The records below must be output exactly, without pictures.

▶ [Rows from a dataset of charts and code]
=====

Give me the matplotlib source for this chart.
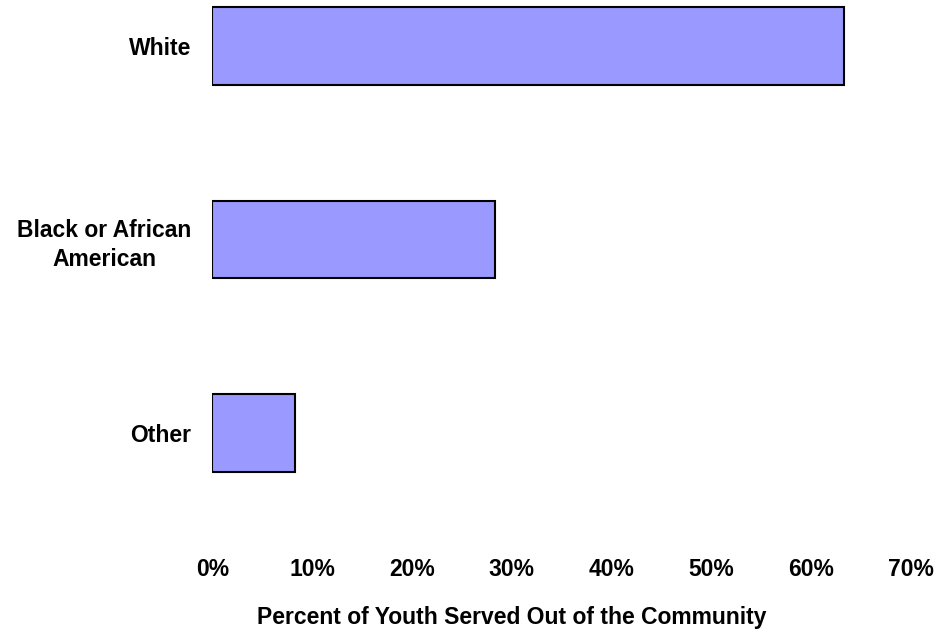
import matplotlib.pyplot as plt
from matplotlib.ticker import PercentFormatter

# data
categories = ["White", "Black or African\nAmerican", "Other"]
percents = [63.3, 28.3, 8.3]
xticks = [0, 10, 20, 30, 40, 50, 60, 70]

plt.rcParams['font.family'] = ['Liberation Sans', 'DejaVu Sans']
plt.rcParams['font.weight'] = 'bold'

fig = plt.figure(figsize=(9.4, 6.33), dpi=100)
ax = fig.add_axes([0.226, 0.139, 0.7426, 0.861])

ypos = [2, 1, 0]
ax.barh(ypos, percents, height=0.4, color="#9999FF", edgecolor="black", linewidth=1.5)

ax.set_xlim(0, 70)
ax.set_ylim(-0.579, 2.238)
ax.set_xticks(xticks)
ax.xaxis.set_major_formatter(PercentFormatter(decimals=0))
ax.set_yticks(ypos)
ax.set_yticklabels(categories, multialignment="center", linespacing=1.35)
ax.tick_params(axis="both", length=0, labelsize=16.5)
ax.tick_params(axis="y", pad=15)
ax.tick_params(axis="x", pad=9)
for s in ax.spines.values():
    s.set_visible(False)

fig.text(0.544, 0.025, "Percent of Youth Served Out of the Community",
         ha="center", va="center", fontsize=16.5, fontweight="bold")

plt.savefig("out.png", dpi=100)
plt.close()
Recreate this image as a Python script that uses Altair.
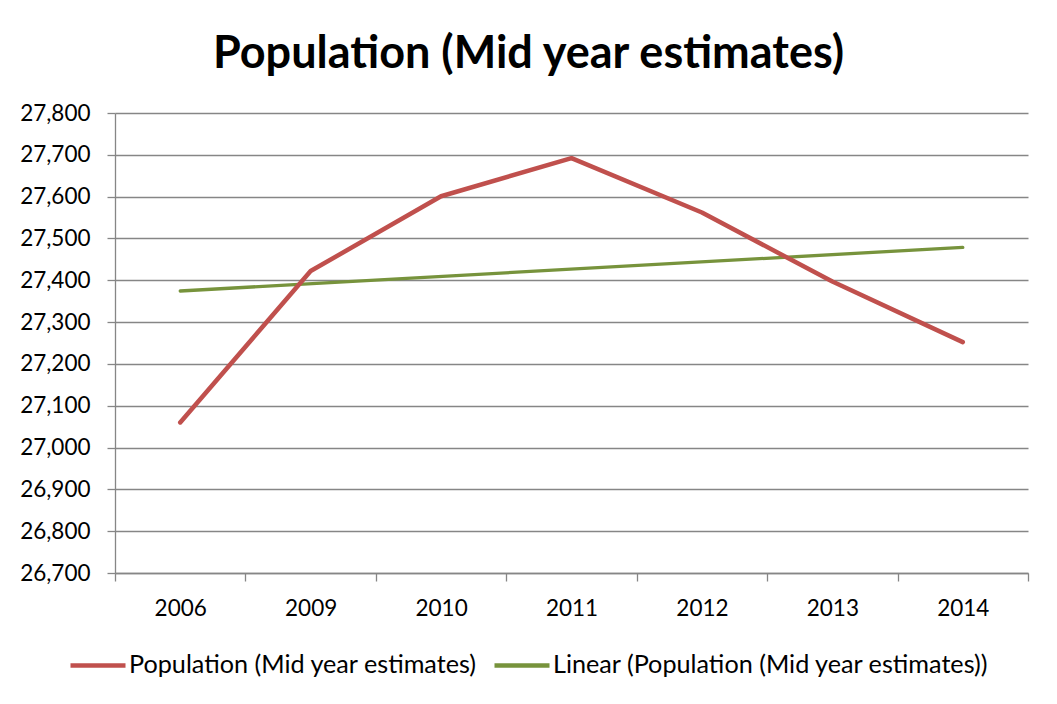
import json
import altair as alt
import pandas as pd

years = ["2006", "2009", "2010", "2011", "2012", "2013", "2014"]
population = [27060, 27422, 27601, 27692, 27562, 27397, 27252]
y_ticks = [26700, 26800, 26900, 27000, 27100, 27200, 27300, 27400, 27500, 27600, 27700, 27800]

series_main = "Population (Mid year estimates)"
series_trend = "Linear (Population (Mid year estimates))"
title_text = "Population (Mid year estimates)"

df = pd.DataFrame({
    "idx": list(range(1, len(years) + 1)),
    "year": years,
    "pop": population,
})

n = len(years)
x_values = [i / 2 for i in range(1, 2 * n + 2)]  # 0.5 .. n+0.5
label_expr = "datum.value % 1 === 0 ? " + json.dumps(years) + "[datum.value - 1] : ''"

FONT = "Lato"
GRID = "#868686"

x_enc = alt.X(
    "idx:Q",
    scale=alt.Scale(domain=[0.5, n + 0.5], nice=False, zero=False),
    axis=alt.Axis(
        title=None,
        values=x_values,
        labelExpr=label_expr,
        grid=False,
        domainColor=GRID,
        domainWidth=1.3,
        tickColor={"condition": {"test": "datum.value % 1 === 0", "value": "transparent"}, "value": GRID},
        tickWidth=1.3,
        tickSize=8,
        labelFont=FONT,
        labelFontSize=22.5,
        labelColor="black",
        labelPadding=16,
        labelOverlap=False,
        labelFlush=False,
    ),
)

y_enc = alt.Y(
    "pop:Q",
    scale=alt.Scale(domain=[y_ticks[0], y_ticks[-1]], nice=False, zero=False),
    axis=alt.Axis(
        title=None,
        values=y_ticks,
        format=",.0f",
        grid=True,
        gridColor=GRID,
        gridWidth=1.3,
        domainColor=GRID,
        domainWidth=1.3,
        tickColor=GRID,
        tickWidth=1.3,
        tickSize=8,
        labelFont=FONT,
        labelFontSize=22.5,
        labelColor="black",
        labelPadding=17,
    ),
)

color_enc = alt.Color(
    "series:N",
    scale=alt.Scale(domain=[series_main, series_trend], range=["#C0504D", "#77933C"]),
    legend=alt.Legend(
        title=None,
        orient="none",
        direction="horizontal",
        legendX=-47,
        legendY=522,
        symbolType="stroke",
        symbolSize=3025,
        symbolStrokeWidth=4.5,
        labelFont=FONT,
        labelFontSize=25.2,
        labelColor="black",
        labelLimit=600,
        labelOffset=1,
        columnPadding=7,
    ),
)

base = alt.Chart(df)

main = base.transform_calculate(series=f"'{series_main}'").mark_line(
    strokeWidth=4.5, strokeCap="round", strokeJoin="round"
).encode(x=x_enc, y=y_enc, color=color_enc)

trend = base.transform_regression("idx", "pop", method="linear").transform_calculate(
    series=f"'{series_trend}'"
).mark_line(strokeWidth=3.3, strokeCap="round").encode(x=x_enc, y=y_enc, color=color_enc)

chart = alt.layer(trend, main).properties(
    width=913,
    height=460,
    padding={"left": 107, "top": 105, "right": 20, "bottom": 120},
    autosize=alt.AutoSizeParams(type="none"),
    background="white",
    title=alt.TitleParams(
        text=title_text,
        font=FONT,
        fontSize=45,
        fontWeight="bold",
        color="black",
        anchor="middle",
        dx=-43,
        offset=25,
    ),
).configure_view(stroke=None)

chart.save("out.html", embed_options={"renderer": "svg", "actions": False})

=====

▶ [ANSWER BELOW]
Give me the matplotlib source for this chart.
import matplotlib.pyplot as plt
from matplotlib.ticker import PercentFormatter

# data
categories = ["White", "Black or African\nAmerican", "Other"]
percents = [63.3, 28.3, 8.3]
xticks = [0, 10, 20, 30, 40, 50, 60, 70]

plt.rcParams['font.family'] = ['Liberation Sans', 'DejaVu Sans']
plt.rcParams['font.weight'] = 'bold'

fig = plt.figure(figsize=(9.4, 6.33), dpi=100)
ax = fig.add_axes([0.226, 0.139, 0.7426, 0.861])

ypos = [2, 1, 0]
ax.barh(ypos, percents, height=0.4, color="#9999FF", edgecolor="black", linewidth=1.5)

ax.set_xlim(0, 70)
ax.set_ylim(-0.579, 2.238)
ax.set_xticks(xticks)
ax.xaxis.set_major_formatter(PercentFormatter(decimals=0))
ax.set_yticks(ypos)
ax.set_yticklabels(categories, multialignment="center", linespacing=1.35)
ax.tick_params(axis="both", length=0, labelsize=16.5)
ax.tick_params(axis="y", pad=15)
ax.tick_params(axis="x", pad=9)
for s in ax.spines.values():
    s.set_visible(False)

fig.text(0.544, 0.025, "Percent of Youth Served Out of the Community",
         ha="center", va="center", fontsize=16.5, fontweight="bold")

plt.savefig("out.png", dpi=100)
plt.close()
Recreate this image as a Python script that uses Altair.
import json
import altair as alt
import pandas as pd

years = ["2006", "2009", "2010", "2011", "2012", "2013", "2014"]
population = [27060, 27422, 27601, 27692, 27562, 27397, 27252]
y_ticks = [26700, 26800, 26900, 27000, 27100, 27200, 27300, 27400, 27500, 27600, 27700, 27800]

series_main = "Population (Mid year estimates)"
series_trend = "Linear (Population (Mid year estimates))"
title_text = "Population (Mid year estimates)"

df = pd.DataFrame({
    "idx": list(range(1, len(years) + 1)),
    "year": years,
    "pop": population,
})

n = len(years)
x_values = [i / 2 for i in range(1, 2 * n + 2)]  # 0.5 .. n+0.5
label_expr = "datum.value % 1 === 0 ? " + json.dumps(years) + "[datum.value - 1] : ''"

FONT = "Lato"
GRID = "#868686"

x_enc = alt.X(
    "idx:Q",
    scale=alt.Scale(domain=[0.5, n + 0.5], nice=False, zero=False),
    axis=alt.Axis(
        title=None,
        values=x_values,
        labelExpr=label_expr,
        grid=False,
        domainColor=GRID,
        domainWidth=1.3,
        tickColor={"condition": {"test": "datum.value % 1 === 0", "value": "transparent"}, "value": GRID},
        tickWidth=1.3,
        tickSize=8,
        labelFont=FONT,
        labelFontSize=22.5,
        labelColor="black",
        labelPadding=16,
        labelOverlap=False,
        labelFlush=False,
    ),
)

y_enc = alt.Y(
    "pop:Q",
    scale=alt.Scale(domain=[y_ticks[0], y_ticks[-1]], nice=False, zero=False),
    axis=alt.Axis(
        title=None,
        values=y_ticks,
        format=",.0f",
        grid=True,
        gridColor=GRID,
        gridWidth=1.3,
        domainColor=GRID,
        domainWidth=1.3,
        tickColor=GRID,
        tickWidth=1.3,
        tickSize=8,
        labelFont=FONT,
        labelFontSize=22.5,
        labelColor="black",
        labelPadding=17,
    ),
)

color_enc = alt.Color(
    "series:N",
    scale=alt.Scale(domain=[series_main, series_trend], range=["#C0504D", "#77933C"]),
    legend=alt.Legend(
        title=None,
        orient="none",
        direction="horizontal",
        legendX=-47,
        legendY=522,
        symbolType="stroke",
        symbolSize=3025,
        symbolStrokeWidth=4.5,
        labelFont=FONT,
        labelFontSize=25.2,
        labelColor="black",
        labelLimit=600,
        labelOffset=1,
        columnPadding=7,
    ),
)

base = alt.Chart(df)

main = base.transform_calculate(series=f"'{series_main}'").mark_line(
    strokeWidth=4.5, strokeCap="round", strokeJoin="round"
).encode(x=x_enc, y=y_enc, color=color_enc)

trend = base.transform_regression("idx", "pop", method="linear").transform_calculate(
    series=f"'{series_trend}'"
).mark_line(strokeWidth=3.3, strokeCap="round").encode(x=x_enc, y=y_enc, color=color_enc)

chart = alt.layer(trend, main).properties(
    width=913,
    height=460,
    padding={"left": 107, "top": 105, "right": 20, "bottom": 120},
    autosize=alt.AutoSizeParams(type="none"),
    background="white",
    title=alt.TitleParams(
        text=title_text,
        font=FONT,
        fontSize=45,
        fontWeight="bold",
        color="black",
        anchor="middle",
        dx=-43,
        offset=25,
    ),
).configure_view(stroke=None)

chart.save("out.html", embed_options={"renderer": "svg", "actions": False})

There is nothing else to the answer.